Master Cutler, Professor Bill Speirs, saw how old and new can be merged successfully when he officially opened an exhibition celebrating 200 years of scissor making by hand in Sheffield.
The Cutting Edges exhibition is housed in Butcher Works, a former Little Mesters factory in the Cultural Industries Quarter, where scissors, blades, tools and cutlery were once made by William Butcher, who was Master Cutler in 1845.
Prof Speirs also got the chance to inspect another link with the Cutlers’ Company that he represents, when he saw one of the few remaining WCs designed by Joseph Bramah, the 18th century South Yorkshire inventor, whose descendant, John Bramah, was Master Cutler in 2002.
Similar closets are still working in Osborne House, Queen Victoria’s home on the Isle of Wight.

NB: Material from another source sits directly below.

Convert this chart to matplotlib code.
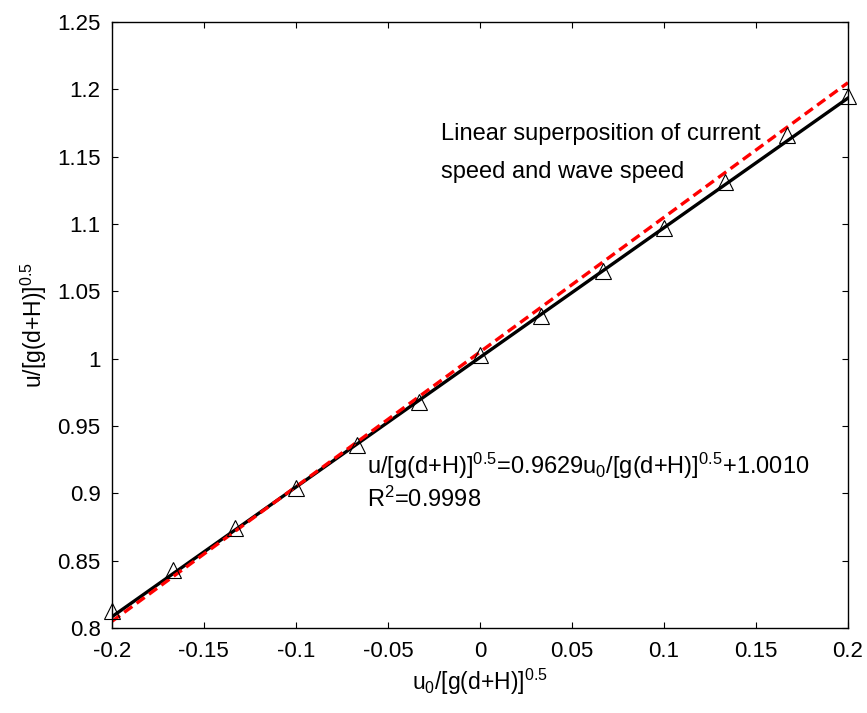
import numpy as np
import matplotlib.pyplot as plt

plt.rcParams['font.family'] = ['Liberation Sans', 'DejaVu Sans']
plt.rcParams['mathtext.fontset'] = 'custom'
plt.rcParams['mathtext.rm'] = 'Liberation Sans'
plt.rcParams['mathtext.it'] = 'Liberation Sans'

# measured points
x_data = [-0.2, -0.1667, -0.1333, -0.1, -0.0667, -0.0333, 0.0,
          0.0333, 0.0667, 0.1, 0.1333, 0.1667, 0.2]
y_data = [0.813, 0.843, 0.874, 0.904, 0.936, 0.968, 1.003,
          1.032, 1.065, 1.097, 1.131, 1.166, 1.195]

# fit and superposition lines
fit_slope, fit_icpt = 0.9629, 1.0010
sup_slope, sup_icpt = 1.0, 1.005
x_line = np.array([-0.2, 0.2])

fig = plt.figure(figsize=(8.67, 7.13), dpi=100)
ax = fig.add_axes([0.129, 0.119, 0.849, 0.850])

ax.plot(x_line, fit_slope * x_line + fit_icpt, color='black', lw=2.4)
ax.plot(x_line, sup_slope * x_line + sup_icpt, color='red', lw=2.4,
        ls=(0, (3, 1.6)))
ax.plot(x_data, y_data, ls='none', marker='^', ms=12, mfc='none',
        mec='black', mew=0.8, clip_on=False)

ax.set_xlim(-0.2, 0.2)
ax.set_ylim(0.8, 1.25)
ax.set_xticks(np.arange(-0.2, 0.201, 0.05))
ax.set_xticklabels(['-0.2', '-0.15', '-0.1', '-0.05', '0', '0.05', '0.1', '0.15', '0.2'])
ax.set_yticks(np.arange(0.8, 1.251, 0.05))
ax.set_yticklabels(['0.8', '0.85', '0.9', '0.95', '1', '1.05', '1.1', '1.15', '1.2', '1.25'])
ax.tick_params(direction='in', top=True, right=True, labelsize=16, length=4, width=0.8)
ax.tick_params(axis='x', pad=9)
ax.tick_params(axis='y', pad=8)
for s in ax.spines.values():
    s.set_linewidth(1.0)

ax.set_xlabel(r'u$_0$/[g(d+H)]$^{0.5}$', fontsize=16.5, labelpad=4)
ax.set_ylabel(r'u/[g(d+H)]$^{0.5}$', fontsize=16.5, labelpad=6)

ax.text(-0.0212, 1.1624, 'Linear superposition of current', fontsize=17, va='baseline')
ax.text(-0.0212, 1.1342, 'speed and wave speed', fontsize=17, va='baseline')
ax.text(-0.0614, 0.9144,
        r'u/[g(d+H)]$^{0.5}$=0.9629u$_0$/[g(d+H)]$^{0.5}$+1.0010',
        fontsize=17, va='baseline')
ax.text(-0.0614, 0.8899, r'R$^2$=0.9998', fontsize=17, va='baseline')

fig.savefig('out.png', dpi=100)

Opening the exhibition, the Master Cutler emphasised the importance of learning from what has gone before.
“This is a very special place linking the past and the present,” said Prof Speirs.
“This site also houses Freeman College, which works with students with special learning needs, and the Academy of Makers which is made up of artists and craftspeople who not only produce some wonderful things but who also run workshops and classes for the students.

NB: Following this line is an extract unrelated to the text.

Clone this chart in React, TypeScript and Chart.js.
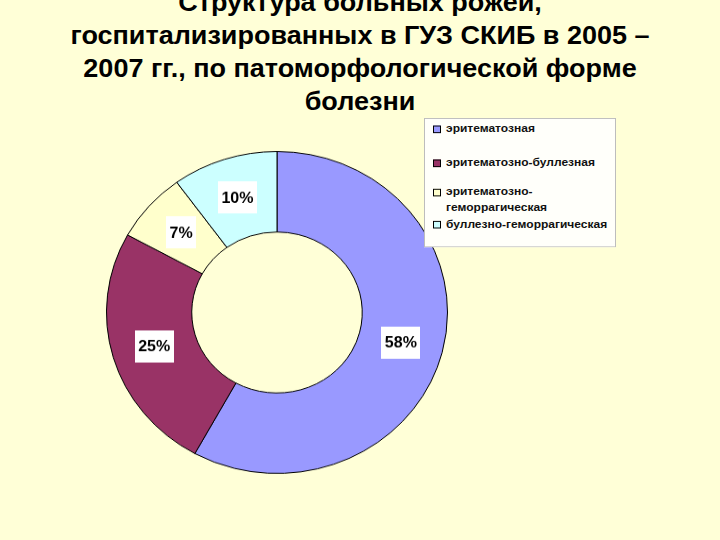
import React, { useEffect, useRef } from "react";
import { Chart, registerables } from "chart.js";

Chart.register(...registerables);

// ---- data ----
const titleLines = [
  "Структура больных рожей,",
  "госпитализированных в ГУЗ СКИБ в 2005 –",
  "2007 гг., по патоморфологической форме",
  "болезни",
];
const categories = [
  "эритематозная",
  "эритематозно-буллезная",
  "эритематозно-геморрагическая",
  "буллезно-геморрагическая",
];
const legendLines = [
  ["эритематозная"],
  ["эритематозно-буллезная"],
  ["эритематозно-", "геморрагическая"],
  ["буллезно-геморрагическая"],
];
const shares = [58, 25, 7, 10];
const sliceColors = ["#9999FF", "#993366", "#FFFFCC", "#CCFFFF"];

// ---- layout / style ----
const BG = "#FFFFD7";
const SQUEEZE = 540 / 572;
const FONT = '"Liberation Sans", Arial, "DejaVu Sans", sans-serif';
const legendItemTops = [2, 38, 69, 103];

const labelPlugin = {
  id: "pctLabels",
  afterDatasetsDraw(chart: any) {
    const ctx = chart.ctx;
    const meta = chart.getDatasetMeta(0);
    ctx.save();
    ctx.font = `bold 16px ${FONT}`;
    ctx.textAlign = "center";
    ctx.textBaseline = "middle";
    meta.data.forEach((arc: any, i: number) => {
      const p = arc.getCenterPoint();
      const txt = `${shares[i]}%`;
      const w = ctx.measureText(txt).width + 7;
      const h = 34;
      ctx.fillStyle = "#FFFFFF";
      ctx.fillRect(Math.round(p.x - w / 2), Math.round(p.y - h / 2), Math.round(w), h);
      ctx.fillStyle = "#000000";
      ctx.fillText(txt, p.x, p.y + 1);
    });
    ctx.restore();
  },
};

export default function App() {
  const ref = useRef<HTMLCanvasElement | null>(null);

  useEffect(() => {
    document.body.style.margin = "0";
    document.body.style.background = BG;
    if (!ref.current) return;
    const chart = new Chart(ref.current, {
      type: "doughnut",
      data: {
        labels: categories,
        datasets: [
          {
            data: shares,
            backgroundColor: sliceColors,
            borderColor: "#000000",
            borderWidth: 1,
          },
        ],
      },
      options: {
        responsive: true,
        maintainAspectRatio: false,
        animation: false,
        cutout: "50%",
        layout: { padding: 0 },
        plugins: {
          legend: { display: false },
          tooltip: { enabled: false },
          title: { display: false },
        },
      },
      plugins: [labelPlugin],
    });
    return () => chart.destroy();
  }, []);

  return (
    <div
      style={{
        position: "absolute",
        left: 0,
        top: 0,
        width: 720,
        height: 572,
        background: BG,
        overflow: "hidden",
        transform: `scaleY(${SQUEEZE})`,
        transformOrigin: "0 0",
        fontFamily: FONT,
      }}
    >
      <div
        style={{
          position: "absolute",
          left: 0,
          top: -14,
          width: 720,
          textAlign: "center",
          fontWeight: "bold",
          fontSize: 27,
          lineHeight: "35px",
          color: "#000",
        }}
      >
        {titleLines.map((l, i) => (
          <div key={i}>{l}</div>
        ))}
      </div>

      <div style={{ position: "absolute", left: 106, top: 160, width: 342, height: 342 }}>
        <canvas ref={ref} />
      </div>

      <div
        style={{
          position: "absolute",
          left: 424,
          top: 125,
          width: 192,
          height: 137,
          boxSizing: "border-box",
          border: "1px solid #BDBDBD",
          background: "#FFFFFA",
        }}
      >
        {legendLines.map((lines, i) => (
          <div
            key={i}
            style={{
              position: "absolute",
              left: 8,
              top: legendItemTops[i],
              display: "flex",
              alignItems: "flex-start",
            }}
          >
            <div
              style={{
                width: 6,
                height: 6,
                marginTop: 5,
                marginRight: 5,
                border: "1px solid #000",
                background: sliceColors[i],
                flex: "none",
              }}
            />
            <div
              style={{
                fontSize: 12,
                fontWeight: "bold",
                lineHeight: "17px",
                color: "#111",
                whiteSpace: "nowrap",
              }}
            >
              {lines.map((l, j) => (
                <div key={j}>{l}</div>
              ))}
            </div>
          </div>
        ))}
      </div>
    </div>
  );
}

“So this is not just a museum. It is part of our heritage, nurturing not only manual skills but also the desire to work which is essential for the growth and future development of the city.”
Among those attending the opening ceremony was Cutlers’ Company Freeman Philip Wright, grandson of the founder of Ernest Wright and Son, the last surviving scissor maker in Sheffield.
Mr Wright recalled working in the factory in the 1960s, when the weight of the machinery in the grinding workshops, on the upper levels, was so great that arched ceilings of fireproof brick up to one metre thick were needed to prevent the building from collapsing.
Joseph Bramah was born at Wentworth in 1748 and was credited with patents for a number of inventions, including the flushing toilet, beer pump, the unpickable Bramah lock, rotary engines, fire engines, machine tools and a press for printing and numbering bank notes.
He also developed a hydraulic printing press, which was used for making Ordnance Survey maps and was first installed in the Tower of London in 1806.
The press was moved from London to the Kelham Island Industrial Museum in Sheffield and restored several years ago with help from the Bramah family.